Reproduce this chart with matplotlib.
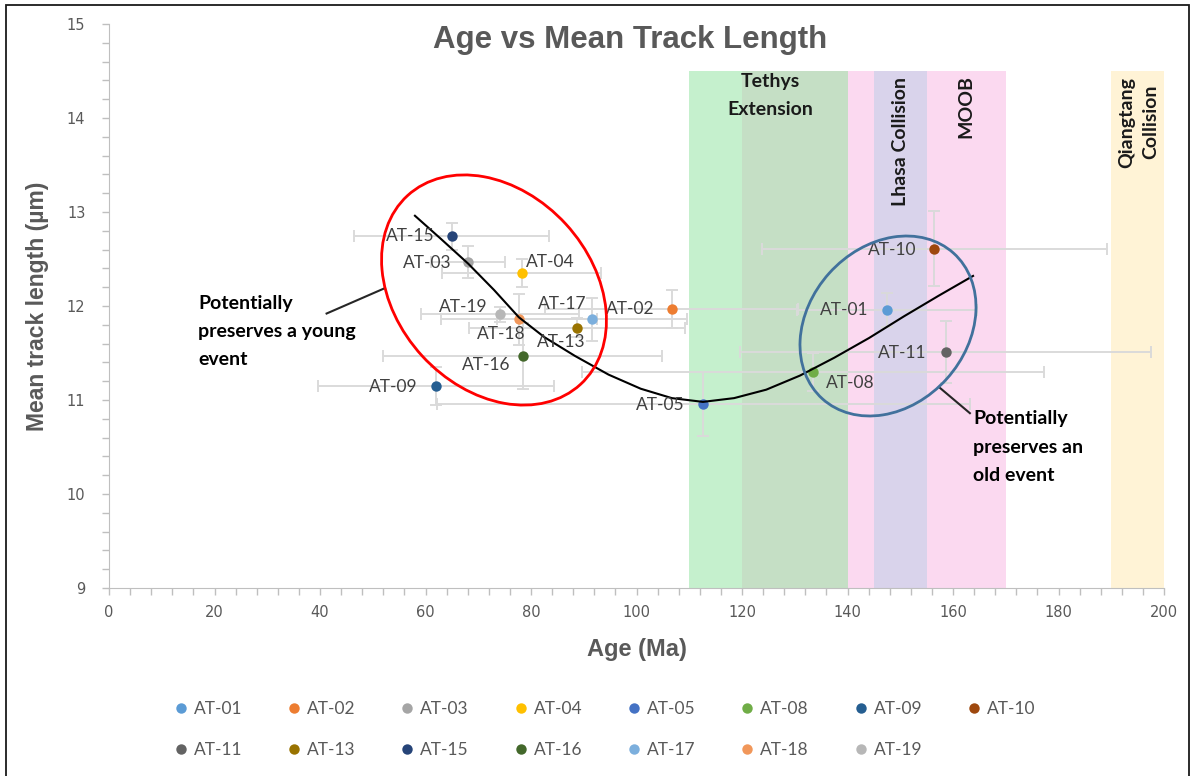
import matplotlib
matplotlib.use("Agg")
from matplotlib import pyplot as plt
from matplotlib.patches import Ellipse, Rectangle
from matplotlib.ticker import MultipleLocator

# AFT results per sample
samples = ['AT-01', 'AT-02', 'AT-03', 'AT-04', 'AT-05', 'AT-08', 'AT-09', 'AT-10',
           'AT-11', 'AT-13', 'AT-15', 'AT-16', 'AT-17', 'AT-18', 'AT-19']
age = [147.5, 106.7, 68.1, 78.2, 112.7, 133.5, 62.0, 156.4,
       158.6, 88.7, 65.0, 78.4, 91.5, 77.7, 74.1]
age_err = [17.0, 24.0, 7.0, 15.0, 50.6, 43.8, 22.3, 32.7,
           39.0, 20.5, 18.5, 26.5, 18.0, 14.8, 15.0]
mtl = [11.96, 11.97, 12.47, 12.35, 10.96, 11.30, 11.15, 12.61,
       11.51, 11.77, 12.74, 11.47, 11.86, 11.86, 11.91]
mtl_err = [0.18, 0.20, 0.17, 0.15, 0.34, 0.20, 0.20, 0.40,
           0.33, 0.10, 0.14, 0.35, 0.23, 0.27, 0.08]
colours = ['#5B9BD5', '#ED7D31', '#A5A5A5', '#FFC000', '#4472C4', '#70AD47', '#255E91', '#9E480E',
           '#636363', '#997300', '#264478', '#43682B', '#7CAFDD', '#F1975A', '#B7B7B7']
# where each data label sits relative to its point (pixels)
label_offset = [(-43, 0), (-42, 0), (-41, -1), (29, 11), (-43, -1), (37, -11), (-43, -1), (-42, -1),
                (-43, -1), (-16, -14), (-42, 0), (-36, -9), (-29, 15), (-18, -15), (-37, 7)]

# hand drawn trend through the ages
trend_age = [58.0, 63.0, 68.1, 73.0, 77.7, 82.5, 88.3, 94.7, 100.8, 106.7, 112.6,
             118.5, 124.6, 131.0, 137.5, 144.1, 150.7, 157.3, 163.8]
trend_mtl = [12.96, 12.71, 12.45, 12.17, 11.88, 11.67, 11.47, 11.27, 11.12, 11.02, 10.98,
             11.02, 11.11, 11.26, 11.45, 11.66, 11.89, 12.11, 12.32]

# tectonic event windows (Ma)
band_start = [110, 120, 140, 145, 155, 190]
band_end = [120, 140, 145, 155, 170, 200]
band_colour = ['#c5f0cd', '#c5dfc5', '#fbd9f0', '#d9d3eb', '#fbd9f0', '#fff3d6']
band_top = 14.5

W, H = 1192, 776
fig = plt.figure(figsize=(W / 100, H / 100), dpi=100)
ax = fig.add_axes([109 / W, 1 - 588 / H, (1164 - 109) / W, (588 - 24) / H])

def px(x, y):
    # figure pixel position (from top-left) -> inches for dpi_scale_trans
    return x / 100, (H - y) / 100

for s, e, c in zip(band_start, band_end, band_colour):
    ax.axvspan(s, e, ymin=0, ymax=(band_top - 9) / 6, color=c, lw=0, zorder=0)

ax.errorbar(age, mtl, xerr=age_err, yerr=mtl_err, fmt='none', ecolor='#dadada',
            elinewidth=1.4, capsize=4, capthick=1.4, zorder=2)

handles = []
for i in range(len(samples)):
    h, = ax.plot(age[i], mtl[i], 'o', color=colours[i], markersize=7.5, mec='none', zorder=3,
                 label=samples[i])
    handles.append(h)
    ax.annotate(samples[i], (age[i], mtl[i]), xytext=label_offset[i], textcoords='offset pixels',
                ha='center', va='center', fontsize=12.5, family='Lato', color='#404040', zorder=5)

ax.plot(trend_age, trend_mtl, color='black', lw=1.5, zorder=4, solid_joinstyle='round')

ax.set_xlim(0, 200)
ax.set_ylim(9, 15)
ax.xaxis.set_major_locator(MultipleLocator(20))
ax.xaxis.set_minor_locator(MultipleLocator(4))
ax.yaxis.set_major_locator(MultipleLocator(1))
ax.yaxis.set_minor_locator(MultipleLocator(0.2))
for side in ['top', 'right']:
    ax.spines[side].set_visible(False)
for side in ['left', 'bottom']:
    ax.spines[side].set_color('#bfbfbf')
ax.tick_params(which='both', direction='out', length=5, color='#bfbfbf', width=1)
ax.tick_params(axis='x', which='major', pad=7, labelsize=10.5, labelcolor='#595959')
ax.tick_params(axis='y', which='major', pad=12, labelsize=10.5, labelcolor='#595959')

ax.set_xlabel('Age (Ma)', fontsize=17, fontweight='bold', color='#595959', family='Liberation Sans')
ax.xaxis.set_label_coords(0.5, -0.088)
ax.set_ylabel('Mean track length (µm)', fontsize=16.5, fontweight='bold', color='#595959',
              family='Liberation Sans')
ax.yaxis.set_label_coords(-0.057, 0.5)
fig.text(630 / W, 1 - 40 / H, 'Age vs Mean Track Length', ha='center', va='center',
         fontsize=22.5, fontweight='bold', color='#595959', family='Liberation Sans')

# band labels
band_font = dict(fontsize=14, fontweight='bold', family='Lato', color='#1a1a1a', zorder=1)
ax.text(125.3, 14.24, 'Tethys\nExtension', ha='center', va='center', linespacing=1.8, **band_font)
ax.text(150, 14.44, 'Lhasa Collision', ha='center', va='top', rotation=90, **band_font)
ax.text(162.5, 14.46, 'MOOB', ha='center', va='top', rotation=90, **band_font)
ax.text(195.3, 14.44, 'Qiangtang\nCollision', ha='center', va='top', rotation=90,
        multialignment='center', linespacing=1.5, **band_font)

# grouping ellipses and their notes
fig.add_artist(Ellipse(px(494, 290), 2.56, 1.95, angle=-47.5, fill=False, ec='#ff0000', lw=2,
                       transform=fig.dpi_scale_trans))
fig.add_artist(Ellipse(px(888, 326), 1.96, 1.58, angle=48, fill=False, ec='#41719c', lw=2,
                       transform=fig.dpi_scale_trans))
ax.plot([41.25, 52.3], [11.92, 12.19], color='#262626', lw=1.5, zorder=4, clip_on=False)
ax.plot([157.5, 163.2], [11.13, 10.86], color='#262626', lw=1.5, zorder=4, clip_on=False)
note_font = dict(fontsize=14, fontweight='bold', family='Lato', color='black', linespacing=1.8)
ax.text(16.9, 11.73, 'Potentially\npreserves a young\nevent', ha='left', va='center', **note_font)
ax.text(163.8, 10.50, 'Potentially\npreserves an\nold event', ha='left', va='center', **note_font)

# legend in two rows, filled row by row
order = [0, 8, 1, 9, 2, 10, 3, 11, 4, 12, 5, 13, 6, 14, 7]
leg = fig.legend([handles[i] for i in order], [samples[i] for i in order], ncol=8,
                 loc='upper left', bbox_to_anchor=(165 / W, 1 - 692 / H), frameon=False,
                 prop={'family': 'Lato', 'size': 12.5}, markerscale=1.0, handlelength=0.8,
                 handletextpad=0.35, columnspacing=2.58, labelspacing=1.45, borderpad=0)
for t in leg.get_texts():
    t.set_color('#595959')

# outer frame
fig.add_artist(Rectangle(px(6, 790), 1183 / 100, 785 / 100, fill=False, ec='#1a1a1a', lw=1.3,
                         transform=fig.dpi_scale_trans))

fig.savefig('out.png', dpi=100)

- THE PROBLEM
Without the pictures, repeat the listing above exactly.

- WRITTEN SOLUTION
Reproduce this chart with matplotlib.
import matplotlib
matplotlib.use("Agg")
from matplotlib import pyplot as plt
from matplotlib.patches import Ellipse, Rectangle
from matplotlib.ticker import MultipleLocator

# AFT results per sample
samples = ['AT-01', 'AT-02', 'AT-03', 'AT-04', 'AT-05', 'AT-08', 'AT-09', 'AT-10',
           'AT-11', 'AT-13', 'AT-15', 'AT-16', 'AT-17', 'AT-18', 'AT-19']
age = [147.5, 106.7, 68.1, 78.2, 112.7, 133.5, 62.0, 156.4,
       158.6, 88.7, 65.0, 78.4, 91.5, 77.7, 74.1]
age_err = [17.0, 24.0, 7.0, 15.0, 50.6, 43.8, 22.3, 32.7,
           39.0, 20.5, 18.5, 26.5, 18.0, 14.8, 15.0]
mtl = [11.96, 11.97, 12.47, 12.35, 10.96, 11.30, 11.15, 12.61,
       11.51, 11.77, 12.74, 11.47, 11.86, 11.86, 11.91]
mtl_err = [0.18, 0.20, 0.17, 0.15, 0.34, 0.20, 0.20, 0.40,
           0.33, 0.10, 0.14, 0.35, 0.23, 0.27, 0.08]
colours = ['#5B9BD5', '#ED7D31', '#A5A5A5', '#FFC000', '#4472C4', '#70AD47', '#255E91', '#9E480E',
           '#636363', '#997300', '#264478', '#43682B', '#7CAFDD', '#F1975A', '#B7B7B7']
# where each data label sits relative to its point (pixels)
label_offset = [(-43, 0), (-42, 0), (-41, -1), (29, 11), (-43, -1), (37, -11), (-43, -1), (-42, -1),
                (-43, -1), (-16, -14), (-42, 0), (-36, -9), (-29, 15), (-18, -15), (-37, 7)]

# hand drawn trend through the ages
trend_age = [58.0, 63.0, 68.1, 73.0, 77.7, 82.5, 88.3, 94.7, 100.8, 106.7, 112.6,
             118.5, 124.6, 131.0, 137.5, 144.1, 150.7, 157.3, 163.8]
trend_mtl = [12.96, 12.71, 12.45, 12.17, 11.88, 11.67, 11.47, 11.27, 11.12, 11.02, 10.98,
             11.02, 11.11, 11.26, 11.45, 11.66, 11.89, 12.11, 12.32]

# tectonic event windows (Ma)
band_start = [110, 120, 140, 145, 155, 190]
band_end = [120, 140, 145, 155, 170, 200]
band_colour = ['#c5f0cd', '#c5dfc5', '#fbd9f0', '#d9d3eb', '#fbd9f0', '#fff3d6']
band_top = 14.5

W, H = 1192, 776
fig = plt.figure(figsize=(W / 100, H / 100), dpi=100)
ax = fig.add_axes([109 / W, 1 - 588 / H, (1164 - 109) / W, (588 - 24) / H])

def px(x, y):
    # figure pixel position (from top-left) -> inches for dpi_scale_trans
    return x / 100, (H - y) / 100

for s, e, c in zip(band_start, band_end, band_colour):
    ax.axvspan(s, e, ymin=0, ymax=(band_top - 9) / 6, color=c, lw=0, zorder=0)

ax.errorbar(age, mtl, xerr=age_err, yerr=mtl_err, fmt='none', ecolor='#dadada',
            elinewidth=1.4, capsize=4, capthick=1.4, zorder=2)

handles = []
for i in range(len(samples)):
    h, = ax.plot(age[i], mtl[i], 'o', color=colours[i], markersize=7.5, mec='none', zorder=3,
                 label=samples[i])
    handles.append(h)
    ax.annotate(samples[i], (age[i], mtl[i]), xytext=label_offset[i], textcoords='offset pixels',
                ha='center', va='center', fontsize=12.5, family='Lato', color='#404040', zorder=5)

ax.plot(trend_age, trend_mtl, color='black', lw=1.5, zorder=4, solid_joinstyle='round')

ax.set_xlim(0, 200)
ax.set_ylim(9, 15)
ax.xaxis.set_major_locator(MultipleLocator(20))
ax.xaxis.set_minor_locator(MultipleLocator(4))
ax.yaxis.set_major_locator(MultipleLocator(1))
ax.yaxis.set_minor_locator(MultipleLocator(0.2))
for side in ['top', 'right']:
    ax.spines[side].set_visible(False)
for side in ['left', 'bottom']:
    ax.spines[side].set_color('#bfbfbf')
ax.tick_params(which='both', direction='out', length=5, color='#bfbfbf', width=1)
ax.tick_params(axis='x', which='major', pad=7, labelsize=10.5, labelcolor='#595959')
ax.tick_params(axis='y', which='major', pad=12, labelsize=10.5, labelcolor='#595959')

ax.set_xlabel('Age (Ma)', fontsize=17, fontweight='bold', color='#595959', family='Liberation Sans')
ax.xaxis.set_label_coords(0.5, -0.088)
ax.set_ylabel('Mean track length (µm)', fontsize=16.5, fontweight='bold', color='#595959',
              family='Liberation Sans')
ax.yaxis.set_label_coords(-0.057, 0.5)
fig.text(630 / W, 1 - 40 / H, 'Age vs Mean Track Length', ha='center', va='center',
         fontsize=22.5, fontweight='bold', color='#595959', family='Liberation Sans')

# band labels
band_font = dict(fontsize=14, fontweight='bold', family='Lato', color='#1a1a1a', zorder=1)
ax.text(125.3, 14.24, 'Tethys\nExtension', ha='center', va='center', linespacing=1.8, **band_font)
ax.text(150, 14.44, 'Lhasa Collision', ha='center', va='top', rotation=90, **band_font)
ax.text(162.5, 14.46, 'MOOB', ha='center', va='top', rotation=90, **band_font)
ax.text(195.3, 14.44, 'Qiangtang\nCollision', ha='center', va='top', rotation=90,
        multialignment='center', linespacing=1.5, **band_font)

# grouping ellipses and their notes
fig.add_artist(Ellipse(px(494, 290), 2.56, 1.95, angle=-47.5, fill=False, ec='#ff0000', lw=2,
                       transform=fig.dpi_scale_trans))
fig.add_artist(Ellipse(px(888, 326), 1.96, 1.58, angle=48, fill=False, ec='#41719c', lw=2,
                       transform=fig.dpi_scale_trans))
ax.plot([41.25, 52.3], [11.92, 12.19], color='#262626', lw=1.5, zorder=4, clip_on=False)
ax.plot([157.5, 163.2], [11.13, 10.86], color='#262626', lw=1.5, zorder=4, clip_on=False)
note_font = dict(fontsize=14, fontweight='bold', family='Lato', color='black', linespacing=1.8)
ax.text(16.9, 11.73, 'Potentially\npreserves a young\nevent', ha='left', va='center', **note_font)
ax.text(163.8, 10.50, 'Potentially\npreserves an\nold event', ha='left', va='center', **note_font)

# legend in two rows, filled row by row
order = [0, 8, 1, 9, 2, 10, 3, 11, 4, 12, 5, 13, 6, 14, 7]
leg = fig.legend([handles[i] for i in order], [samples[i] for i in order], ncol=8,
                 loc='upper left', bbox_to_anchor=(165 / W, 1 - 692 / H), frameon=False,
                 prop={'family': 'Lato', 'size': 12.5}, markerscale=1.0, handlelength=0.8,
                 handletextpad=0.35, columnspacing=2.58, labelspacing=1.45, borderpad=0)
for t in leg.get_texts():
    t.set_color('#595959')

# outer frame
fig.add_artist(Rectangle(px(6, 790), 1183 / 100, 785 / 100, fill=False, ec='#1a1a1a', lw=1.3,
                         transform=fig.dpi_scale_trans))

fig.savefig('out.png', dpi=100)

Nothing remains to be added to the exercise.